How to Mend Your Fly Fishing Line

How to Mend Your Fly Fishing Line

A drag free drift is something that we all dream about. There’s just something about watching your fly drift through the water in a totally unhindered way that, like a lot of aspects of fly fishing, is just beautiful. And, perhaps best of all, the fish love it, too.

As beautiful as that drift is, making it happen is tricky. Mending (adjusting your line in a way that helps you get that drift) isn’t exactly the easiest thing in the world and, most often than not, results in your fly being nowhere close to where you want it to be.

Attaining that kind of drift is, as far as I’m concerned, right up there with casting in terms of being an important skill to have when it comes to fly fishing. It’s harder to master, but putting the time into learning how can make all the difference in the world.

The basics of mending.

Mending is, in its simplest form, the act of adjusting your fly so that it drifts through the water in a natural way. You make little adjustments to your line and fly that help it look more natural in the water. That means that your fly isn’t being pulled through the water by your fly line or skating across the water (unless you want it to do that).

Mending: Mending is the act of using your rod to pick up and reposition your line against the current to perfectly present your flies with minimal drag.

To do a basic mend, all you’re really doing is lifting up your rod (and your fly line) and moving the line upriver (or downriver, we’ll get to that), in order to eliminate drag.

Seems easy, doesn’t it?

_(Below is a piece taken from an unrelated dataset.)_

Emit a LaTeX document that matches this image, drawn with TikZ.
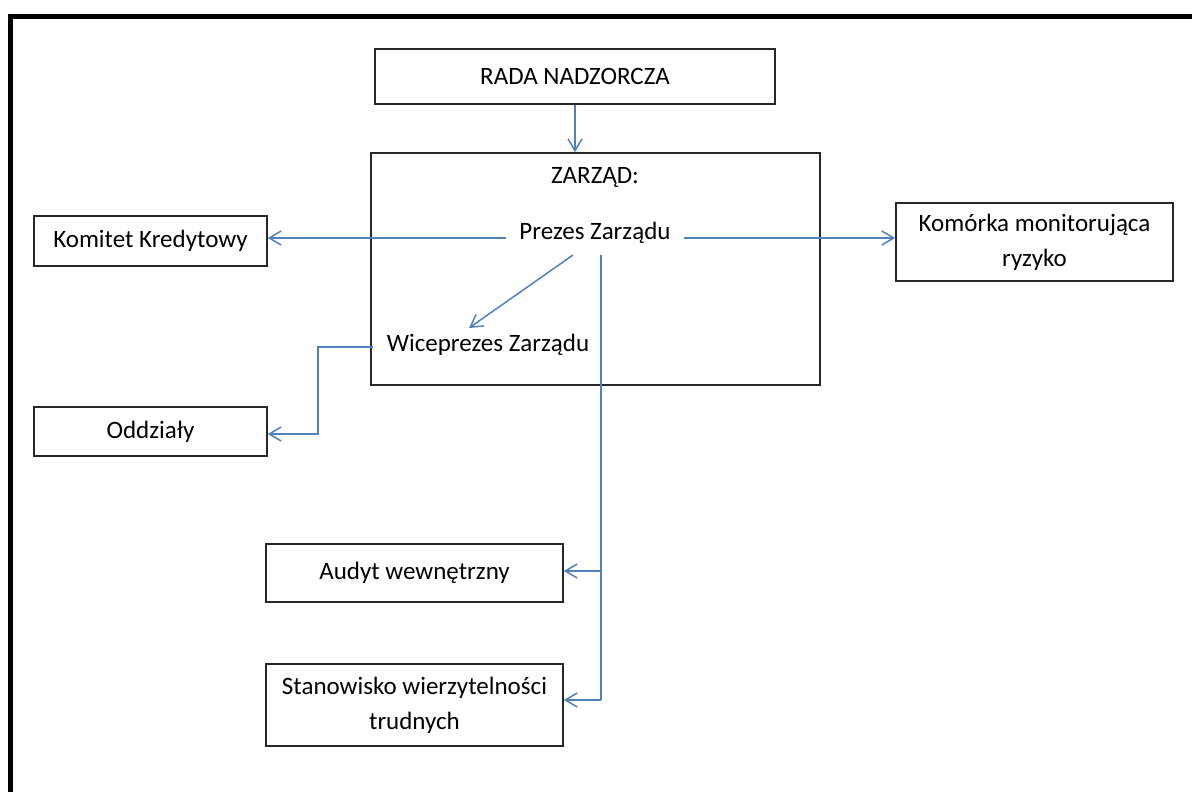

Well, like a lot of things in the fly fishing world, it’s not quite as simple as that. There’s some subtle details that you have to pay attention to when you’re trying to mend that can mean the difference between a drag free drift and a fly that wanders all over the water like a dog on a leash.

Watch your line

It’s typical when you’re fly fishing to watch your fly. After all, that’s where the fish are going to bite, so it only makes sense that you’d pay attention to it.

However, if you want to attain that perfect drift, you have to watch more than just the fly itself. You have to watch your line, too.

Watch how everything is being pulled through the water. How is your fly line moving? What’s your leader doing? Watching these things and how they move through the water will help provide you with clues about which way you need to mend you line, upriver or down.

Sometimes, you’ll even learn that mending isn’t the thing you need to do and that you have to rely on high sticking to get that drift. There are a few sections of water I fish where that’s the only real option when it comes to getting a good drift.

Watch the current

Next to watching your line, it helps to pay attention to the current. Water does a lot of funny things as it moves through a river. It took me a long time to figure that out. Even a simple one foot by one foot square of water isn’t going to be the same. Part of it is going to move faster than others, another part might have an eddy in it that slows everything down. The only way to know what’s going on is to watch.

If the water you’re fishing is slower than the water your line is in (say you’re casting to the far side of the river), you’re going to have to make at least one upriver mend, if not several, to make sure your fly moves in a natural way.

If the water you are fishing is moving faster than the current your line is in, you’ll be mending downriver.

This is very important to pay attention to. Most of the time, the temptation is to just mend in one direction (upriver) all the time because that’s what is typically talked about. But, it’s not that simple and if you’re not paying attention to the current (and how it’s pulling your line through the water), any mending you do isn’t going to help as much as you’d want it to.

Keep your casts short

When you’re first starting out, it’s tempting to throw out as much line as you can to try and make really impressive long casts. I know I did. It took me way longer than I care to admit that this wasn’t the best approach.

Really long casts, while cool looking, mean you end up with a lot of line in the water. And, lots of line in the water, is very hard to control. You’re likely moving through a couple of different currents, each with their own speed, and, unless you’re some kind of wizard, mending through all that is just about impossible.

To counter that, at least at first, keep your casts as short as possible. For starters, it’s way easier to control a shorter cast. You’re not wrestling with a lot of line, you’re not crossing 40 feet of moving water, you’re keeping it simple. It’s one of the best ways to get better at working the water.

Bringing it all together

At the end of the day, your goal is to get everything moving in sync. You want your line, leader and fly to move through the water as one. The only way to really make that happen is by practicing the lift and move and, more importantly, by paying attention to all the pieces.

You’ll know when you’ve got it mostly figured out. Everything becomes second nature and you’ll have a moment when you’re watching your fly float through the water and think, “Man. That fly is moving through the water perfectly. It’s a beautiful thing to watch.”

In my experience, that’s the moment when you have to be ready to set the hook.